Siccome le leggi scrivono di solito su ciò che è vietato, non su quello che è normalmente permesso, la definizione del concetto giuridico di intercettazione si è sviluppata attraverso una lunga serie di sentenze della Corte di Cassazione a Sezioni Unite Penali la quale si è pronunciata, in materia, ben nove volte. Più recente e chiarificatrice è la sentenza n. 36747 del 24 settembre 2003, di cui riportiamo alcuni passi veramente significativi:
“Il presidio costituzionale del diritto alla segretezza delle comunicazioni non si estende anche ad un autonomo diritto alla riservatezza. Quest’ultima è tutelata costituzionalmente soltanto in via mediata, quale componente della libertà personale, vista nel suo aspetto di libertà morale, della libertà di domicilio, nel suo aspetto di diritto dell’individuo ad avere una propria sfera privata spazialmente delimitata, e della libertà e segretezza della corrispondenza e di ogni forma di comunicazione. In sostanza, la riservatezza è costituzionalmente garantita nei limiti in cui la stessa va ad incidere su alcuni diritti di libertà.

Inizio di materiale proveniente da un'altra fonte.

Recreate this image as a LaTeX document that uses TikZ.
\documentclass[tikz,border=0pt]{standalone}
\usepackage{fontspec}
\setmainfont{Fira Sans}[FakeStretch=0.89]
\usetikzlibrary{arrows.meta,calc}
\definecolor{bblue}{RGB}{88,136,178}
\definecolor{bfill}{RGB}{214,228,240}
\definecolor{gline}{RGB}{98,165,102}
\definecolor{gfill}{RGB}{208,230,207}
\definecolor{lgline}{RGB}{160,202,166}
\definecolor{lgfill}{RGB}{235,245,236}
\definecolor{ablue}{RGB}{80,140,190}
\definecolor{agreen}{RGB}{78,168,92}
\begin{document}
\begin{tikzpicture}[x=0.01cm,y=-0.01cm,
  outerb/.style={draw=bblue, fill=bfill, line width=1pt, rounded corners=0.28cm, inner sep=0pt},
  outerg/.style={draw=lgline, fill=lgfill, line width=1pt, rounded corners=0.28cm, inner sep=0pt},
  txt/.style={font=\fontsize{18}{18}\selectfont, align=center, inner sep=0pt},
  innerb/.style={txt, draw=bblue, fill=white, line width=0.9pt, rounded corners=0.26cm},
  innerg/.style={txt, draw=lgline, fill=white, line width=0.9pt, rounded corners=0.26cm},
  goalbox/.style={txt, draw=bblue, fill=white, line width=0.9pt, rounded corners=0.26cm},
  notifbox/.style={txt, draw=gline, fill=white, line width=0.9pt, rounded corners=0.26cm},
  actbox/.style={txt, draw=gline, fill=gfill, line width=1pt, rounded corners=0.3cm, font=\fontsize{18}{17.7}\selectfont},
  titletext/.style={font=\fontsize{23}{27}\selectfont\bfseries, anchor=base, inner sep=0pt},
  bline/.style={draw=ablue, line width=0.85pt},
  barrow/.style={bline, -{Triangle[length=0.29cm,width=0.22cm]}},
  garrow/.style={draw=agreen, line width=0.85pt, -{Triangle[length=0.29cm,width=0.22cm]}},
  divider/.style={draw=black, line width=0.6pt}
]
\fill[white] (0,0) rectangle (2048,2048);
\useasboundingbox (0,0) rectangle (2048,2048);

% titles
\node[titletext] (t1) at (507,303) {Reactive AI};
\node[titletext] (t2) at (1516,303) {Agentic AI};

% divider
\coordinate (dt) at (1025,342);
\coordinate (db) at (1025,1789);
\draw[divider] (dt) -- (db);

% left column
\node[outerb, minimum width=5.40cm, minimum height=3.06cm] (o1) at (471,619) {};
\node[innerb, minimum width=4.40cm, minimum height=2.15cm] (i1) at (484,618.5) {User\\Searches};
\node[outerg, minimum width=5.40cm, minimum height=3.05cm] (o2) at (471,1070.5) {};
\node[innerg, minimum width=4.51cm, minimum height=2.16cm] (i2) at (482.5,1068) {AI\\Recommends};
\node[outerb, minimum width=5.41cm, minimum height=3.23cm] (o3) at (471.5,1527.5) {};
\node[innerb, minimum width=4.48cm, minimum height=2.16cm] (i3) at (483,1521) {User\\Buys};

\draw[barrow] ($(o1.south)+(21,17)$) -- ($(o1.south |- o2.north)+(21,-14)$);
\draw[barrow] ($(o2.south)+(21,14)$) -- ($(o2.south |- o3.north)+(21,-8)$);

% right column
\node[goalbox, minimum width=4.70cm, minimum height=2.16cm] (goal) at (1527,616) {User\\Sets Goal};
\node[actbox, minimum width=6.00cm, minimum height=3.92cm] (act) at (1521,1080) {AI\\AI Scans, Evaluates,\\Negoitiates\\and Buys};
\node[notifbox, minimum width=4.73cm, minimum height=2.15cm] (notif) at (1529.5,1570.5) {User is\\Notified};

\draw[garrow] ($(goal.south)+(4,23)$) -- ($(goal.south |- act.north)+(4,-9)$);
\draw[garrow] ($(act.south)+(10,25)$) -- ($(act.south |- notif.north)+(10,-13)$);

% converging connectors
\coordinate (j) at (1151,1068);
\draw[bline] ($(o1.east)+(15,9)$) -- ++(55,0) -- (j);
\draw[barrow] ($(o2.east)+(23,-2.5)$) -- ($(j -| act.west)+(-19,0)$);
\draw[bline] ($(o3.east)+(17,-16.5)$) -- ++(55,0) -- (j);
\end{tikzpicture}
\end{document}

Immaginare che il Costituente abbia voluto imporre il silenzio indiscriminato su ogni comunicazione interpersonale è cosa contraria alla logica oltre che alla natura stessa degli uomini e tale realtà non poteva sfuggire al Costituente. La riservatezza può essere una virtù, ma non è sicuramente un obbligo assoluto, imposto addirittura da una norma costituzionale, immediatamente precettiva.”

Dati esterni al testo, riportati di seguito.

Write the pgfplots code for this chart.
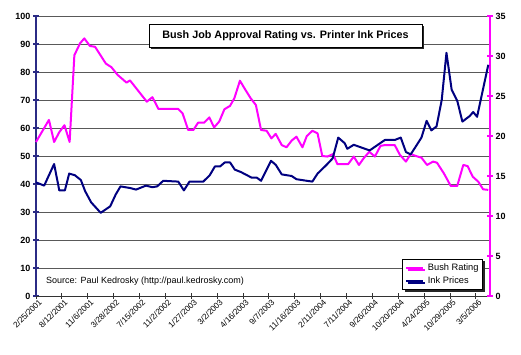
\documentclass[border=0pt]{standalone}
\usepackage{pgfplots}
\pgfplotsset{compat=1.18}
\usepackage{fontspec}
\setmainfont{Liberation Sans}
\usetikzlibrary{shadows}
\definecolor{bushmag}{HTML}{FF00FF}
\definecolor{inknavy}{HTML}{000080}
\definecolor{axnavy}{HTML}{2B2B85}
\begin{document}
\begin{tikzpicture}
\path[use as bounding box] (-36pt,-59pt) rectangle (485pt,296pt);
\pgfplotsset{
  common/.style={
    scale only axis, width=454pt, height=280pt,
    xmin=0, xmax=105.3,
    /pgf/number format/assume math mode=true,
    tick align=center, major tick length=6pt,
    clip=false,
  }
}
\begin{axis}[common,
  ymin=0, ymax=100,
  axis y line*=left, axis x line*=bottom,
  ytick={0,10,...,100},
  ymajorgrids, grid style={black!65, line width=0.7pt},
  y axis line style={axnavy, line width=1.6pt, -},
  x axis line style={black!80, line width=0.8pt, -},
  ytick style={axnavy, line width=1.2pt},
  xtick style={black!80, line width=0.8pt},
  yticklabel style={font=\bfseries\fontsize{9}{9}\selectfont, xshift=1pt},
  xtick={0,6,...,102},
  xticklabels={2/25/2001,8/12/2001,11/6/2001,3/28/2002,7/15/2002,11/2/2002,1/27/2003,3/2/2003,4/16/2003,9/7/2003,11/16/2003,2/11/2004,7/11/2004,9/26/2004,10/20/2004,4/24/2005,10/29/2005,3/5/2006},
  xticklabel style={rotate=45, anchor=north east, font=\fontsize{8.2}{8.2}\selectfont, xshift=3pt, yshift=0pt, inner sep=1pt},
]
\addplot[bushmag, line width=2pt, line join=round] coordinates {
(0,55)(3,62.9)(4.2,55)(5.4,58.5)(6.6,61)(7.8,55)(8.9,86)(10.2,90.2)(11.2,92)(12.5,89.3)(13.7,89)(16.2,83)(17.5,81.7)(18.9,79)(21,76.2)(21.8,77)(25.7,69.4)(27,71)(28.4,66.8)(33,66.8)(34,65.2)(35.3,59.3)(36.5,59.3)(37.6,61.9)(39,61.9)(40.2,63.8)(41.3,60.2)(42.5,62.3)(43.7,66.7)(45,67.9)(46,70.6)(47.3,76.9)(48.5,73.8)(49.8,70.6)(51,68.2)(52.2,59.3)(53.5,59)(54.6,56.3)(55.6,57.9)(57,53.9)(58.1,53.1)(59.3,55.5)(60.4,56.9)(61.8,53.1)(62.8,57.1)(64.1,59)(65.3,58.1)(66.4,50)(67.6,49.8)(68.9,50.7)(69.9,47.1)(71.6,47.1)(72.4,47.1)(73.7,49.8)(74.9,46.8)(76,49.2)(77.3,51.5)(78.6,49.8)(79.9,53.6)(80.9,53.9)(83.2,53.9)(84.4,50.4)(85.8,48)(86.9,50.7)(88.1,50)(89.4,49.4)(90.7,46.8)(92.1,48)(93,47.6)(94.6,43.8)(96.2,39.3)(97.7,39.3)(99.1,46.8)(100.1,46.4)(101.3,42.6)(102.6,40.8)(103.7,38.1)(104.9,37.9)
};
\node[anchor=west, inner sep=0pt, font=\fontsize{9}{9}\selectfont] at (rel axis cs:0.022,0.054) {Source: Paul Kedrosky (http://paul.kedrosky.com)};
\end{axis}
\begin{axis}[common,
  ymin=0, ymax=35,
  axis y line*=right, axis x line=none,
  ytick={0,5,...,35},
  y axis line style={bushmag, line width=1.6pt, -},
  ytick style={bushmag, line width=1.2pt},
  yticklabel style={font=\bfseries\fontsize{9}{9}\selectfont, xshift=-1pt},
  legend style={at={(rel axis cs:0.9846,0.0214)}, anchor=south east,
    draw=black, line width=0.9pt, fill=white,
    drop shadow={shadow xshift=2pt, shadow yshift=-2pt, fill=black!85, opacity=1},
    font=\fontsize{9.3}{10.5}\selectfont, row sep=1pt, inner xsep=2pt, inner ysep=2.5pt,
    /tikz/every odd column/.append style={column sep=2pt}},
  legend cell align=left,
  legend image post style={line width=2pt},
]
\addlegendimage{bushmag, line width=2pt}
\addlegendentry{Bush Rating}
\addplot[inknavy, line width=2pt, line join=round] coordinates {
(0,14.2)(1.9,13.8)(4.2,16.5)(5.4,13.2)(6.7,13.2)(7.7,15.3)(9,15.1)(10.4,14.5)(11.4,13.1)(12.8,11.7)(15,10.4)(17.2,11.2)(18.5,12.7)(19.6,13.7)(21.8,13.5)(23.2,13.3)(25.5,13.8)(27,13.6)(28.1,13.7)(29.5,14.4)(33,14.3)(34.3,13.2)(35.6,14.3)(38.8,14.3)(40.3,15.1)(41.5,16.2)(42.7,16.2)(43.8,16.7)(45,16.7)(46.1,15.8)(47.5,15.5)(50,14.8)(51.2,14.8)(52.2,14.4)(54.5,16.9)(55.6,16.4)(57,15.2)(59.3,15.0)(60.4,14.6)(62.8,14.4)(64.1,14.3)(65.3,15.3)(67.4,16.4)(68.8,17.2)(70.1,19.8)(71.6,19.1)(72.2,18.4)(73.7,18.9)(76.3,18.4)(77.4,18.2)(80.9,19.5)(83.2,19.5)(84.6,19.8)(85.8,18.0)(86.9,17.7)(88.1,18.7)(89.4,19.8)(90.6,21.9)(91.7,20.7)(92.9,21.2)(94.1,24.5)(95.2,30.4)(96.4,25.8)(97.7,24.4)(98.9,21.8)(100.6,22.5)(101.4,23.0)(102.3,22.4)(104.9,28.9)
};
\addlegendentry{Ink Prices}
\node[draw=black, line width=0.9pt, fill=white, minimum width=273pt, minimum height=23pt,
  drop shadow={shadow xshift=2pt, shadow yshift=-2pt, fill=black!85, opacity=1},
  font=\bfseries\fontsize{10.8}{10.8}\selectfont] at (rel axis cs:0.5496,0.930) {Bush Job Approval Rating vs. Printer Ink Prices};
\end{axis}
\end{tikzpicture}
\end{document}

“Ciò posto, deve escludersi che possa essere ricondotta nel concetto d’intercettazione la registrazione di un colloquio, svoltosi a viva voce o per mezzo di uno strumento di trasmissione, ad opera di una delle persone che vi partecipi attivamente o che sia comunque ammessa ad assistervi. Difettano, in questa ipotesi, la compromissione del diritto alla segretezza della comunicazione, il cui contenuto viene legittimamente appreso soltanto da chi palesemente vi partecipa o vi assiste, e la “terzietà” del captante. La comunicazione, una volta che si è liberamente e legittimamente esaurita, senza alcuna intrusione da parte di soggetti ad essa estranei, entra a fare parte del patrimonio di conoscenza degli interlocutori e di chi vi ha non occultamente assistito, con l’effetto che ognuno di essi ne può disporre, a meno che, per la particolare qualità rivestita o per lo specifico oggetto della conversazione, non vi siano specifici divieti alla divulgazione (es.: segreto d’ufficio)”
Ciascuno di tali soggetti è pienamente libero di adottare cautele ed accorgimenti, e tale può essere considerata la registrazione, per acquisire, nella forma più opportuna, documentazione e quindi prova di ciò che, nel corso di una conversazione, direttamente pone in essere o che è posto in essere nei suoi confronti; in altre parole, con la registrazione, il soggetto interessato non fa altro che memorizzare fonicamente le notizie lecitamente apprese dall’altro o dagli altri interlocutori.
L’acquisizione al processo della registrazione del colloquio può legittimamente avvenire attraverso il meccanismo di cui all’art. 234/1° c.p.p., che qualifica “documento” tutto ciò che rappresenta «fatti, persone o cose mediante la fotografia, la cinematografia, la fonografia o qualsiasi altro mezzo»; il nastro contenente la registrazione non è altro che la documentazione fonografica del colloquio, la quale può integrare quella prova che diversamente potrebbe non essere raggiunta e può rappresentare (si pensi alla vittima di un’estorsione) una forma di autotutela e garanzia per la propria difesa, con l’effetto che una simile pratica finisce coi ricevere una legittimazione costituzionale”.
Insomma l’uso di un registratore può essere un ottimo strumento di difesa per tutelarsi da prepotenze, minacce, insulti e ricatti che possono essere perpetrati da chi ritiene di restarne impunito per l’assenza i testimoni o per il timore che può incutere la sua posizione.
Riteniamo con questa dettagliata informazione di avere fornito un’ottima arma di difesa alle vittime di soprusi.